With careful and quiet fury, Black Box recounts a broken system of repression and violence—but it also heralds the beginning of a new solidarity movement seeking a more equitable path toward justice.
Shiori Itō is a freelance journalist who contributes news footage and documentaries to the Economist, Al Jazeera, Reuters, and other primarily non-Japanese media outlets. In 2017 she published Black Box about her own experiences as a rape survivor, making her one of the few women in Japan to speak out against sexual assault. In 2020, she was named one of Time’s Most Influential People of the year.
Emily Woo Zeller is an Audie and Earphones Award–winning narrator, voice-over artist, actor, dancer, and choreographer.

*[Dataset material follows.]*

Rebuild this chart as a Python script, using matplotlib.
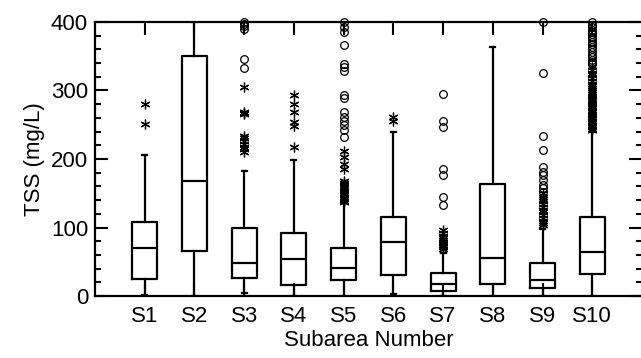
import numpy as np
import matplotlib
matplotlib.use("Agg")
import matplotlib.pyplot as plt
from matplotlib.ticker import MultipleLocator

plt.rcParams['font.family'] = ['Liberation Sans', 'DejaVu Sans']

# box statistics (mg/L)
labels = ["S1", "S2", "S3", "S4", "S5", "S6", "S7", "S8", "S9", "S10"]
whislo = [2, 0, 5, 0, 0, 3, 0, 0, 0, 0]
q1 = [25, 65, 26, 16, 23, 30, 8, 18, 11, 32]
med = [70, 168, 48, 54, 41, 79, 18, 56, 24, 64]
q3 = [108, 350, 100, 92, 70, 115, 33, 164, 48, 116]
whishi = [206, 400, 183, 199, 136, 240, 63, 363, 98, 240]

# outliers drawn as asterisks
stars = [
    [251, 280],
    [],
    [210, 214, 218, 222, 226, 230, 234, 265, 267, 269, 305],
    [218, 248, 254, 269, 280, 293],
    [137, 139, 141, 143, 145, 147, 149, 151, 153, 155, 157, 159, 161, 163,
     165, 168, 186, 193, 203, 211],
    [255, 262],
    [69, 71, 73, 75, 77, 79, 82, 85, 88, 92, 96],
    [],
    [103, 106, 110, 114, 118, 122, 126, 130, 134, 138, 142, 145, 150],
    [242, 244, 246, 248, 250, 252, 254, 256, 258, 260, 262, 264, 266, 268,
     270, 272, 274, 276, 278, 280, 282, 284, 286, 288, 290, 292, 295, 298,
     301, 304, 307, 310, 314, 318, 322, 326, 330, 334],
]

# outliers drawn as circles
circles = [
    [],
    [],
    [333, 346, 390, 394, 397, 400],
    [],
    [232, 242, 249, 255, 261, 269, 289, 294, 329, 334, 338, 366, 386, 393, 400],
    [],
    [133, 145, 177, 186, 247, 255, 295],
    [],
    [152, 157, 162, 169, 176, 181, 188, 213, 234, 325, 400],
    [338, 341, 345, 349, 352, 356, 360, 364, 368, 371, 375, 378, 382, 385,
     389, 392, 396, 400],
]

positions = np.arange(1, len(labels) + 1)

fig = plt.figure(figsize=(6.41, 3.58), dpi=100)
ax = fig.add_axes([95 / 641, 1 - 296 / 358, (642 - 95) / 641, (296 - 22) / 358])

stats = []
for i, lab in enumerate(labels):
    stats.append(dict(label=lab, whislo=whislo[i], q1=q1[i], med=med[i],
                      q3=q3[i], whishi=whishi[i], fliers=[]))

lw = 1.6
ax.bxp(stats, positions=positions, widths=0.5, capwidths=0.1, showfliers=False,
       boxprops=dict(color='black', linewidth=lw),
       medianprops=dict(color='black', linewidth=lw),
       whiskerprops=dict(color='black', linewidth=lw),
       capprops=dict(color='black', linewidth=lw))

for i, pos in enumerate(positions):
    if stars[i]:
        ax.plot(np.full(len(stars[i]), pos), stars[i], linestyle='none',
                marker=(6, 2, 0), markersize=7, markeredgewidth=0.9,
                color='black', clip_on=False, zorder=3)
    if circles[i]:
        ax.plot(np.full(len(circles[i]), pos), circles[i], linestyle='none',
                marker='o', markersize=5.5, markerfacecolor='none',
                markeredgecolor='black', markeredgewidth=0.9,
                clip_on=False, zorder=3)

ax.set_xlim(0, 11)
ax.set_ylim(0, 400)
ax.set_xticks(positions)
ax.set_xticklabels(labels)
ax.yaxis.set_major_locator(MultipleLocator(100))
ax.yaxis.set_minor_locator(MultipleLocator(20))

ax.tick_params(axis='both', which='major', direction='in', length=9.5, width=1.5,
               labelsize=16, top=True, right=True)
ax.tick_params(axis='y', which='minor', direction='in', length=4.5, width=1.5,
               right=True)
ax.tick_params(axis='x', which='major', pad=7)
ax.tick_params(axis='y', which='major', pad=5)

for side in ['left', 'bottom', 'top']:
    ax.spines[side].set_linewidth(1.6)
ax.spines['right'].set_visible(False)

ax.set_xlabel("Subarea Number", fontsize=16, labelpad=2)
ax.set_ylabel("TSS (mg/L)", fontsize=16, labelpad=4)

fig.savefig("out.png", dpi=100)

AudioFile magazine named her one of the Best Voices of 2013. Her voice-over career includes work in animated film and television in Southeast Asia.
Allison Markin Powell has been awarded grants from English PEN and the NEA, and the 2020 PEN America Translation Prize for The Ten Loves of Nishino by Hiromi Kawakami. Her other translations include works by Osamu Dazai, Kanako Nishi, and Fuminori Nakamura. She was the guest editor for the first Japan issue of Words Without Borders, served as cochair of the PEN America Translation Committee, and currently represents the committee on PEN’s Board of Trustees. She maintains the database Japanese Literature in English and lives in New York.
Reviews
“Ito’s determination to seek justice, for herself and for other survivors of sexual violence, is inspiring.”

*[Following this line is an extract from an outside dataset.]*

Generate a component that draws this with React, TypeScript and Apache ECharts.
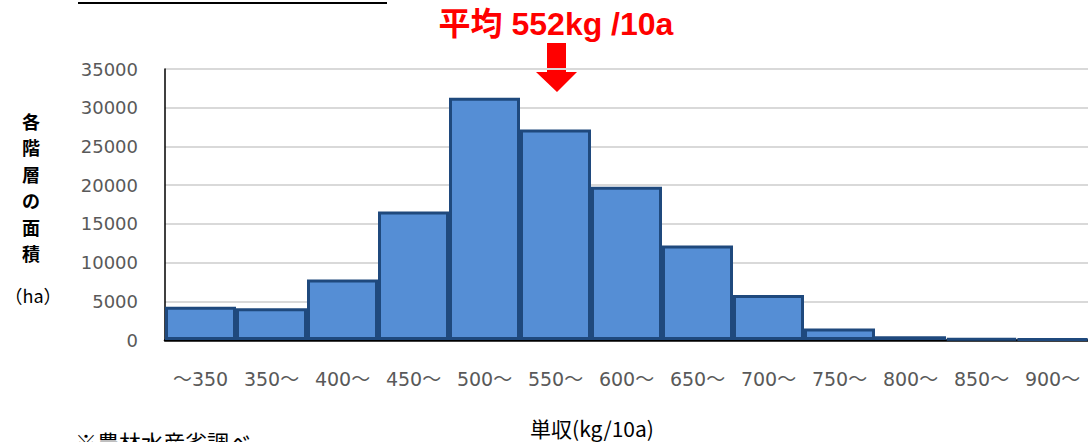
import React, { useEffect, useRef } from "react";
import * as echarts from "echarts";

const categories = ["～350", "350～", "400～", "450～", "500～", "550～", "600～", "650～", "700～", "750～", "800～", "850～", "900～"];
const areaValues = [4300, 4100, 7800, 16600, 31300, 27200, 19800, 12200, 5800, 1500, 500, 200, 100];
const yTicks = { min: 0, max: 35000, interval: 5000 };
const titleText = "平均 552kg /10a";
const yNameChars = ["各", "階", "層", "の", "面", "積"];
const yUnit = "（ha）";
const xName = "単収(kg/10a)";
const sourceNote = "※農林水産省調べ";

export default function App() {
  const ref = useRef<HTMLDivElement>(null);
  useEffect(() => {
    if (!ref.current) return;
    const chart = echarts.init(ref.current, undefined, { renderer: "svg" });
    const labelFont = "'DejaVu Sans', 'Noto Sans CJK JP', sans-serif";
    chart.setOption({
      animation: false,
      backgroundColor: "#ffffff",
      grid: { left: 165, right: -3, top: 69, bottom: 102, containLabel: false },
      xAxis: {
        type: "category",
        data: categories,
        axisLine: { show: true, lineStyle: { color: "#000000", width: 2.5 } },
        axisTick: { show: false },
        axisLabel: { color: "#595959", fontSize: 19, fontFamily: labelFont, margin: 29, interval: 0 },
      },
      yAxis: {
        type: "value",
        min: yTicks.min,
        max: yTicks.max,
        interval: yTicks.interval,
        axisLine: { show: true, lineStyle: { color: "#000000", width: 1.5 } },
        axisTick: { show: false },
        axisLabel: { color: "#595959", fontSize: 18, fontFamily: labelFont, margin: 27, formatter: (v: number) => String(v) },
        splitLine: { show: true, lineStyle: { color: "#d9d9d9", width: 2 } },
      },
      series: [
        {
          type: "bar",
          data: areaValues,
          barCategoryGap: "0%",
          itemStyle: { color: "#558ed5", borderColor: "#1f497d", borderWidth: 3 },
        },
      ],
      graphic: [
        { type: "line", shape: { x1: 78, y1: 3, x2: 387, y2: 3 }, style: { stroke: "#000", lineWidth: 2 } },
        {
          type: "text",
          x: 556,
          y: 24,
          style: {
            text: titleText,
            fill: "#ff0000",
            font: "bold 32px 'Liberation Sans', 'Noto Sans CJK JP', sans-serif",
            textAlign: "center",
            textVerticalAlign: "middle",
          },
        },
        {
          type: "polygon",
          shape: {
            points: [
              [547, 43], [566, 43], [566, 72], [577, 72], [557, 92], [536, 72], [547, 72],
            ],
          },
          style: { fill: "#ff0000" },
        },
        ...yNameChars.map((c, i) => ({
          type: "text",
          x: 31,
          y: 121 + i * 26.4,
          style: {
            text: c,
            fill: "#000",
            font: "bold 18px 'Noto Sans CJK JP', sans-serif",
            textAlign: "center",
            textVerticalAlign: "middle",
          },
        })),
        {
          type: "text",
          x: 33,
          y: 295,
          style: { text: yUnit, fill: "#000", font: "18px 'Noto Sans CJK JP', sans-serif", textAlign: "center", textVerticalAlign: "middle" },
        },
        {
          type: "text",
          x: 592,
          y: 428,
          style: { text: xName, fill: "#000", font: "21px 'Noto Sans CJK JP', sans-serif", textAlign: "center", textVerticalAlign: "middle" },
        },
        {
          type: "text",
          x: 75,
          y: 441,
          style: { text: sourceNote, fill: "#000", font: "22px 'Noto Sans CJK JP', sans-serif", textAlign: "left", textVerticalAlign: "middle" },
        },
      ],
    });
    return () => chart.dispose();
  }, []);
  return (
    <div style={{ position: "fixed", left: 0, top: 0, width: 1088, height: 442, overflow: "hidden", background: "#fff" }}>
      <div ref={ref} style={{ width: 1088, height: 442 }} />
    </div>
  );
}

“Astonishingly courageous—a blueprint for systemic change.”
“Such a beautifully written book, which means so much more when layered with the pain and injustice it covers.”
“Behind Shiori Ito’s words are the cries of countless others who did not speak up because of the intense pressure against them. I hope that these cries will not be silenced. This book is a step toward making such hopes not an impossible dream.”
“Black Box is a moving study of sexist Japan, political corruption, police failure to investigate rape, and justice sought and won by Ito’s own efforts and investigation.”
“Ito’s account of her courageous fight against sexual violence rejects the harmful trope of the cardboard victim, reclaiming her identity as an adventurous, lively, determined, blithe spirit.”
“A master class on how to refuse to be silenced, even when an entire government is set against you.”
“Deeply researched and impeccably reported.”
“Unforgettable.”
“Her memoir is both infuriating and inspiring.”
“This unflinching, heavily researched book shimmers with vulnerability, introspection, and purpose as the author skillfully lays the facts alongside the physical and emotional tolls they had on her…Witten with devastating moral and emotional clarity.”
“Groundbreaking…[Ito] is writing this book not to bring attention to herself but to help others, and in response to the man and the system he relied on to erase her and the violence he had enacted on her.”